The Federal Reserve will update its economic forecasts this week. It's something it does quarterly, and it is time once again for it. Three key data points are projected, including GDP, PCE price inflation and employment expectations. It is no news to followers of my column that I find issue with the Fed's forecast for Real GDP. Well, I believe that it will have to come clean Wednesday, in that it will finally adjust its growth outlook lower. Many other major institutions see slower growth for the U.S. than the Federal Reserve sees, and the Fed has even contradicted itself in this regard. So an economic shocker is in the cards if the Fed cuts its growth outlook significantly this coming week, though readers of this column would not be surprised.
The Fed has pretty much been forecasting the same level of growth for 2013 for far too long now. Even while the Fed Chairman states publicly that he agrees with the Congressional Budget Office's estimated impact of the Sequester spending cuts and the expiration of the payroll tax break, the Fed still seems to leave out any adjustment in its forecasts. I can say this confidently because it has had just about the same growth forecast both before and after each of the two events occurred. Something should have changed in between, unless a new positive growth catalyst perfectly offset the 1.5% projected detrimental impact. That's a farfetched possibility, especially since the Fed has had nothing to say on that end. I discussed this subject in detail in my article, The Fed's Math Just Doesn't Add Up.
Date of Forecast Publishing
2013 GDP Growth Range Forecast
2.3% to 2.8%
2.3% to 3.0%
2.5% to 3.0%
As you can see, the Fed slightly adjusted the low end of its range in December and kept the top end the same, and then in March lowered the top end by the same two-tenths of a percent. A 1.5% impact should have severely altered this growth forecast, even when incorporating some new positive developments that may have come into play.
This is not the only discrepancy though. The Conference Board and the World Bank each have significantly lower growth expectations for our economy than the Federal Reserve. The Conference Board sees 1.7% GDP growth for the U.S. economy in 2013, and the World Bank estimates 2.0% GDP growth for the U.S. Each of those is obviously deeply short of the bottom end of the Fed's range when it last published in March 2013. The Fed's range of 2.3% to 2.8% would indicate an expectation for 2.55% GDP growth. I believe but cannot verify that the U.S. private sector also has lower estimates for the American economy in 2013; readers are welcomed to share info about private sector estimates in the comment section below this article.
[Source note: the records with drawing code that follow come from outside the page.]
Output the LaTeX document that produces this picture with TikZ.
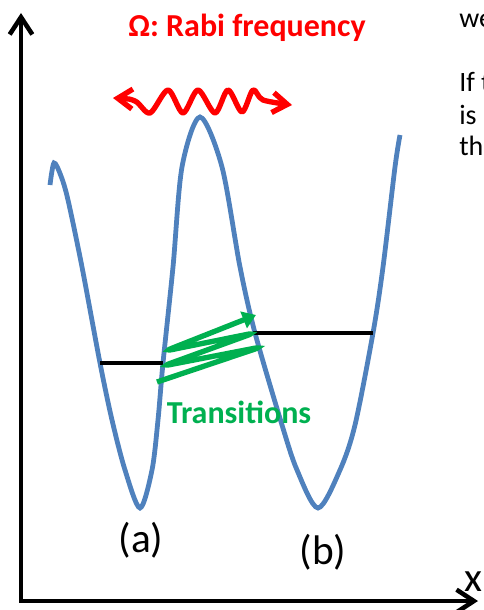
\documentclass[tikz,border=0pt]{standalone}
\usepackage{fontspec}
\setmainfont{Carlito}
\usetikzlibrary{arrows.meta}
\definecolor{WellBlue}{RGB}{79,129,189}
\definecolor{HopGreen}{RGB}{0,176,80}
\definecolor{LaserRed}{RGB}{255,0,0}
\tikzset{
  axis/.style={line width=3.4pt,black,
    {Straight Barb[length=13pt,width=17pt]}-{Straight Barb[length=13pt,width=17pt]}},
  well/.style={line width=3.6pt,WellBlue},
  level/.style={line width=3.4pt,black},
  hop/.style={line width=4pt,HopGreen,rounded corners=5pt,
    -{Triangle[length=10pt,width=13pt]}},
  photon/.style={line width=4pt,LaserRed,line join=round,
    {Straight Barb[length=11pt,width=15pt]}-{Straight Barb[length=11pt,width=15pt]}},
  tag/.style={font=\fontsize{31}{31}\selectfont,inner sep=0pt},
  note/.style={font=\fontsize{21}{24}\selectfont,anchor=base west,inner sep=0pt}
}

\begin{document}
\begin{tikzpicture}[x=0.75pt,y=-0.75pt]
          \useasboundingbox (0,0) rectangle (484,610);
          \clip (0,0) rectangle (484,610);
          % axes
          \draw[axis] (21,13) -- (21,601) -- (478,601);
          \node[tag] (xlab) at (473,582) {x};
          % double well
          \draw[well] plot[smooth] coordinates {(50,185) (54,163) (61,176) (68,200)
            (82,267) (100,363) (112,420) (125,470) (140,508) (152,470) (158,420)
            (163,363) (173,267) (182,167) (200,117) (222,167) (240,267) (255,333)
            (282,425) (297,470) (318,508) (340,470) (355,425) (373,333) (383,267)
            (395,167) (400,135)};
          \draw[level] (100,363) -- (163,363);
          \draw[level] (253,333) -- (373,333);
          \node[tag] (wella) at (141,540) {(a)};
          \node[tag] (wellb) at (323,552) {(b)};
          % tunnelling
          \draw[hop] (157,382) -- (261,347) -- (163,366) -- (254,333)
            -- (165,351) -- (256,315);
          \node[anchor=base,inner sep=0pt,HopGreen,font=\fontsize{24}{24}\selectfont\bfseries]
            (trans) at (239,423) {Transitions};
          % drive
          \draw[photon] plot[smooth] coordinates {(113,98) (135,101) (150,113) (168,90)
            (183,113) (198,90) (215,113) (228,90) (242,112) (253,90) (263,100) (292,105)};
          \node[anchor=base,inner sep=0pt,LaserRed,font=\fontsize{24}{24}\selectfont\bfseries]
            (rabi) at (247,37) {Ω: Rabi frequency};
          % cut-off slide text
          \node[note] (line1) at (459,28) {we};
          \node[note] (line2) at (459,92) {If t};
          \node[note] (line3) at (459,124) {is (};
          \node[note] (line4) at (459,155) {the};
        \end{tikzpicture}
\end{document}
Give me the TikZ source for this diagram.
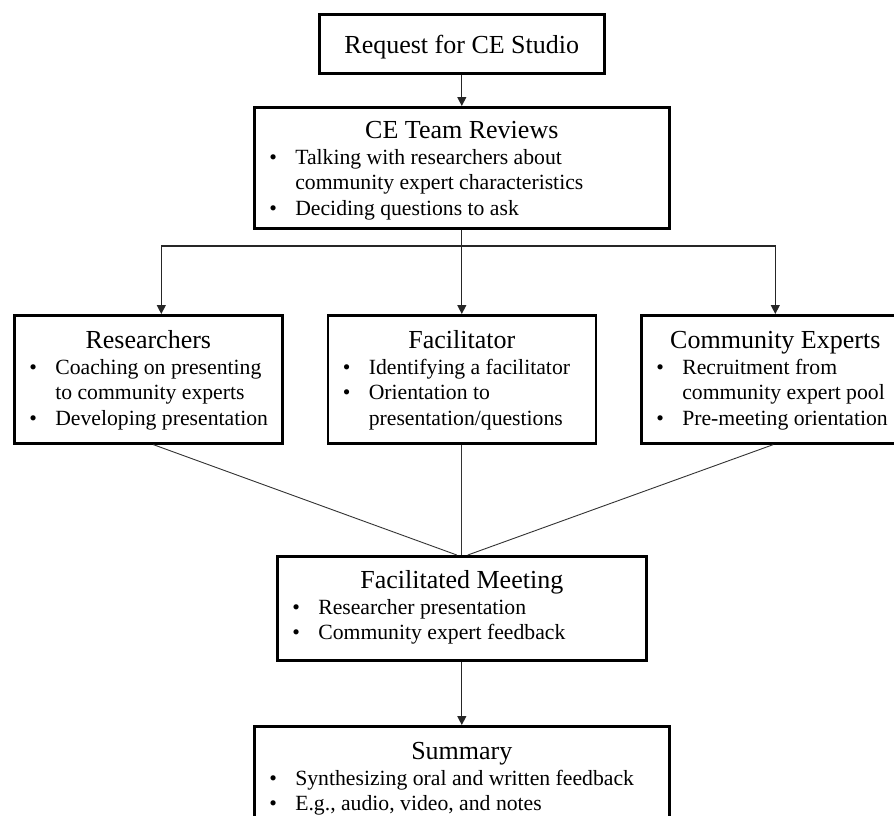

If the Fed is off by a half a point and makes that significant an adjustment on Wednesday, it would serve two purposes. First, it would reset expectations for recently rising cyclical stocks like General Electric (NYSE:GE) and Bank of America (NYSE:BAC). Secondly, it would likely serve to reassure investors of the likelihood of further Fed asset purchases and a continuation of its low rate policy, which would calm mortgage rates. That in turn would return capital to high yielding and real estate relative stocks like Annaly Capital (NYSE:NLY) and American Capital Agency (NASDAQ:AGNC), which have been on the downslide of late. What the broader market would do depends on how severe any economic reconsideration is. The SPDR S&P 500 (NYSEARCA:SPY) is up 14.6% year-to-date, including 4.1% over the last three months. If the economic perspective is significantly altered, those gains could give way, especially if the Fed continues to communicate poorly regarding "tapering" possibilities.
You can see how the four stocks mentioned have diverged over the last month or so since the market began to actively speculate about Fed policy.
In my opinion, an adjustment to the economic perspective is long and late in coming. Supports in Europe are softening, and growth in China has been bothered by it. Here in the U.S., I've been regularly noting the gross understatement of unemployment and the missing 7+ million Americans from the workforce. Meanwhile, it appears that the real estate recovery has now been interrupted by higher mortgage rates that resulted from what I would call less than optimal communication from the Fed and a faulty perspective of current economic health by the same. So, in conclusion, I suggest buckling your seatbelt, because we may be in for an economic shocker this coming week. Though, at least followers of this column have been warned.